The posts tell historical stories with an inspirational message or a message exploiting hot-button social or political issues of grievance (e.g. racism, underprivilege and institutional injustice) to drive shares, likes and comments – what Facebook calls “engagement”. It’s a cynical and often divisive manipulation of unsuspecting readers in order to achieve financial ends.
Put simply, the output of dollar-chasing hucksters in digital sweatshops and clickbait factories is now everywhere on Facebook.
For Meta, this is a real dilemma, the ultimate existential, capitalist irony.

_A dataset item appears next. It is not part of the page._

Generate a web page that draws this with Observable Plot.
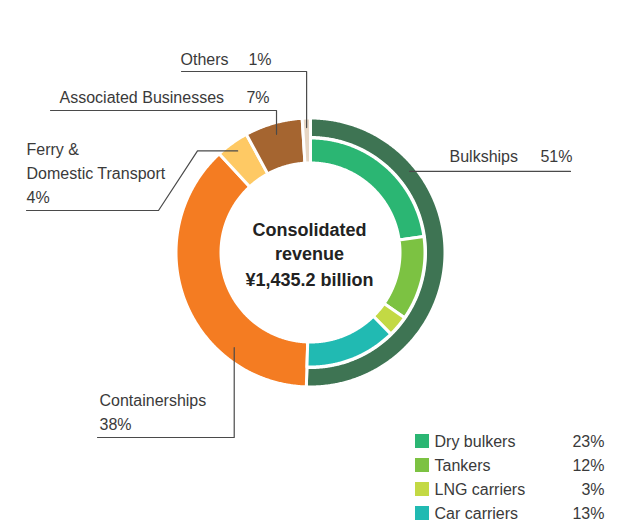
<!DOCTYPE html>
<html>
<head>
<meta charset="utf-8">
<script src="https://cdn.jsdelivr.net/npm/d3@7"></script>
<script src="https://cdn.jsdelivr.net/npm/@observablehq/plot@0.6"></script>
<style>
  html, body { margin: 0; padding: 0; background: #fff; }
  #chart { width: 626px; height: 530px; }
</style>
</head>
<body>
<div id="chart"></div>
<script>
// ---- data ----
const segments = ["Bulkships", "Containerships", "Ferry & Domestic Transport", "Associated Businesses", "Others"];
const segmentShares = [51, 38, 4, 7, 1];
const segmentColors = ["#3e7453", "#f47c22", "#fec964", "#a56530", "#e6d6c4"];
const bulkCategories = ["Dry bulkers", "Tankers", "LNG carriers", "Car carriers"];
const bulkShares = [23, 12, 3, 13];
const bulkColors = ["#2bb673", "#7cc242", "#c3d944", "#21bab2"];
const centerTitle = ["Consolidated", "revenue", "¥1,435.2 billion"];

// ---- layout ----
const W = 626, H = 530;
const cx = 310, cy = 252;
const R_IN = 89.5, R_SUB = 114.5, R_RING = 115, R_OUT = 134.5;
const polar = (a, r) => ({x: cx + r * Math.sin(a), y: cy - r * Math.cos(a)});
const deg = Math.PI / 180;

function arcPolygon(a0, a1, r0, r1, key, color) {
  const n = Math.max(4, Math.ceil((a1 - a0) / (0.4 * deg)));
  const pts = [];
  for (let i = 0; i <= n; i++) { const a = a0 + (a1 - a0) * i / n; pts.push({...polar(a, r1), key, color}); }
  for (let i = n; i >= 0; i--) { const a = a0 + (a1 - a0) * i / n; pts.push({...polar(a, r0), key, color}); }
  return pts;
}

const pie = d3.pie().sort(null).startAngle(0).endAngle(2 * Math.PI);
const segArcs = pie(segmentShares);
const bulkArc = segArcs[0];
const subArcs = d3.pie().sort(null).startAngle(bulkArc.startAngle).endAngle(bulkArc.endAngle)(bulkShares);

let slices = [];
segArcs.forEach((s, i) => {
  if (i === 0) slices = slices.concat(arcPolygon(s.startAngle, s.endAngle, R_RING, R_OUT, segments[i], segmentColors[i]));
  else slices = slices.concat(arcPolygon(s.startAngle, s.endAngle, R_IN, R_OUT, segments[i], segmentColors[i]));
});
subArcs.forEach((s, i) => {
  slices = slices.concat(arcPolygon(s.startAngle, s.endAngle, R_IN, R_SUB, bulkCategories[i], bulkColors[i]));
});

// leader lines: anchor on the ring (angle, radius), then elbow points
const mid = s => (s.startAngle + s.endAngle) / 2;
const leaders = [
  {id: "Bulkships", anchor: polar(50.7 * deg, 128), path: [{x: 570, y: null}]},
  {id: "Containerships", anchor: polar(218.7 * deg, 122), path: [{x: null, y: 437}, {x: 97, y: 437}]},
  {id: "Ferry", anchor: polar(mid(segArcs[2]), 125), path: [{x: 197, y: null}, {x: 158, y: 210}, {x: 26, y: 210}]},
  {id: "Associated", anchor: polar(mid(segArcs[3]), 123), path: [{x: null, y: 110}, {x: 50, y: 110}]},
  {id: "Others", anchor: polar(mid(segArcs[4]), 125), path: [{x: null, y: 71}, {x: 181, y: 71}]}
];
const leaderPts = [];
leaders.forEach(l => {
  let prev = {x: l.anchor.x, y: l.anchor.y};
  leaderPts.push({id: l.id, ...prev});
  l.path.forEach(p => {
    const q = {x: p.x == null ? prev.x : p.x, y: p.y == null ? prev.y : p.y};
    leaderPts.push({id: l.id, ...q});
    prev = q;
  });
});

const labels = [
  {text: "Bulkships", x: 449, y: 156, anchor: "start"},
  {text: segmentShares[0] + "%", x: 572, y: 156, anchor: "end"},
  {text: "Containerships", x: 99, y: 400, anchor: "start"},
  {text: segmentShares[1] + "%", x: 99, y: 424, anchor: "start"},
  {text: "Ferry &", x: 26, y: 149, anchor: "start"},
  {text: "Domestic Transport", x: 26, y: 173, anchor: "start"},
  {text: segmentShares[2] + "%", x: 26, y: 197, anchor: "start"},
  {text: "Associated Businesses", x: 59, y: 97, anchor: "start"},
  {text: segmentShares[3] + "%", x: 269, y: 97, anchor: "end"},
  {text: "Others", x: 180, y: 59, anchor: "start"},
  {text: segmentShares[4] + "%", x: 271, y: 59, anchor: "end"}
];
const labelsStart = labels.filter(d => d.anchor === "start");
const labelsEnd = labels.filter(d => d.anchor === "end");

const legendRows = bulkCategories.map((c, i) => ({name: c, share: bulkShares[i] + "%", color: bulkColors[i], yc: 441 + i * 24}));

const chart = Plot.plot({
  width: W, height: H,
  margin: 0,
  x: {domain: [0, W], range: [0, W], axis: null},
  y: {domain: [0, H], range: [0, H], axis: null},
  color: {type: "identity"},
  style: {fontFamily: "'Liberation Sans', Arial, sans-serif", background: "#fff"},
  marks: [
    Plot.line(slices, {x: "x", y: "y", z: "key", fill: "color", stroke: "white", strokeWidth: 3, curve: "linear-closed"}),
    Plot.line(leaderPts, {x: "x", y: "y", z: "id", stroke: "#4a4a4a", strokeWidth: 1.2}),
    Plot.text(labelsStart, {x: "x", y: "y", text: "text", textAnchor: "start", lineAnchor: "middle", fontSize: 16, fill: "#3a3a3a"}),
    Plot.text(labelsEnd, {x: "x", y: "y", text: "text", textAnchor: "end", lineAnchor: "middle", fontSize: 16, fill: "#3a3a3a"}),
    Plot.text(centerTitle, {x: () => cx - 1, y: (d, i) => 230 + i * 24 + (i === 2 ? 2 : 0), text: d => d, textAnchor: "middle", lineAnchor: "middle", fontSize: 18, fontWeight: "bold", fill: "#222"}),
    Plot.rect(legendRows, {x1: () => 415, x2: () => 429, y1: d => d.yc - 7, y2: d => d.yc + 7, fill: "color"}),
    Plot.text(legendRows, {x: () => 434, y: "yc", text: "name", textAnchor: "start", lineAnchor: "middle", fontSize: 16, fill: "#3a3a3a"}),
    Plot.text(legendRows, {x: () => 604, y: "yc", text: "share", textAnchor: "end", lineAnchor: "middle", fontSize: 16, fill: "#3a3a3a"})
  ]
});
document.getElementById("chart").appendChild(chart);
</script>
</body>
</html>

As AI fakery turbocharges engagement, advertising, and profit (the Meta platforms now attract the world’s biggest share of digital advertising), the damage to Facebook’s reputation, respectability and user trust is real and rising.
It’s a meme for the planet – booming economically but at the cost of its life support systems. A template for the doomed modern age.
Mark Zuckerberg knows that despite the river of cash he has a real problem. The Meta Oversight Board told him in 2025 and in early 2026 that AI controls are not working and that he has to do better. The platform is well aware of the booming problem of fictitious posts (in the history sector Meta staff call them, “hallucinations with historical framing“).
The Oversight Board said that Facebook was not doing enough to stem the tide of AI-enhanced hoaxes and misinformation. Currently, Meta will not disestablish a Facebook page merely for telling lies. The interpretation of what a lie is can sometimes be arguable, I get that. And good on them, up to a point, for defending freedom of speech.
But there are lines you can’t cross. Already in 2026 Meta say they have deleted 10 million profiles for impersonating real people and another 500,000 for spamming.
It says its sensors can detect unoriginal content and the platform penalises those pages by relatively passive means – demonetising them, refusing to monetise them, or restricting distribution and audience through canny use of the Facebook algorithm.
(Disclosure: in 2025 Facebook without a request on my part upgraded my profile to ‘Professional’ status because of its original content and because followers topped 11,000. They said I was free to monetise my page, a kind offer which I have not taken up, but thank you).
Up till now the anonymous controllers of Kiwi Proudly have not been monetised despite followers hitting 41,000. The Facebook surveillance system seems to be working. The page is a busy juggernaut but the flimsy guardrails are holding.
But is it enough?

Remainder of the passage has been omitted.